The Mississippi Draining Area, covering all or part of 22 states

This entire Mississippi Draining Area is basically a downhill drain or run, from north to south, and all rivers, streams, etc., in the area run in that direction for the majority of their length. Yet, in the scriptural record, the area to the south of Zarahemla, including most of the Land of Nephi, is at an elevated level well above that of Zarahemla, which would be to the Heartland people in the Keokuk, Iowa, to the Nauvoo, Illinois, area toward the top of the central light yellow area on the above map. Again, this is contrary to the scriptural record, and shows that the Mississippi River could not possibly be the Nephite Sidon River.

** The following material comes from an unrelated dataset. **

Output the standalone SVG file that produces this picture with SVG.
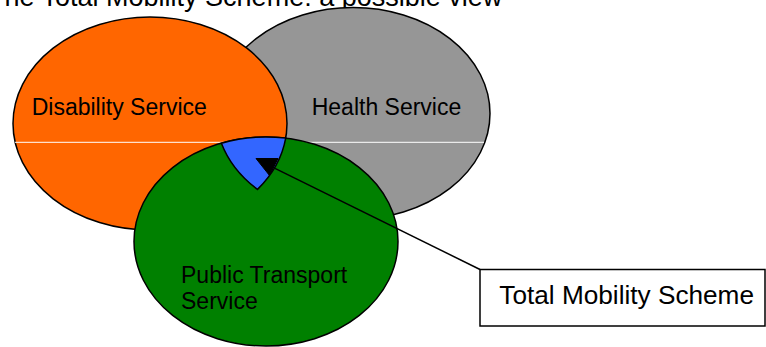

    With all the technology we have today, with NASA satellite images, maps, etc., with an understanding of reading clay and mud deposits along riverbeds, etc., there is no way people can any longer make up something that sounds good to them or they think supports their views—we live in the information age and information on everything is available to almost anyone—any claim, view, or belief can be researched and determined on its merits.
    Therefore, the Heartland Theory, the Mississippi River as the Sidon River, simply cannot be justified when one looks at the truth of the matter and not someone’s emotional pre-determined views. They can no longer say, “The river was not wide two thousand years ago,” or “Nobody knows how the Mississippi river looked 2000 years ago,” because we do know exactly how it was configured, how deep it was, where it flowed, etc.
    Consequently, it’s time that theorists stopped relying on their beliefs and personal views, and begin understanding facts surrounding their models and recognize that they do not match the scriptural record and that record cannot be altered by them to match their views.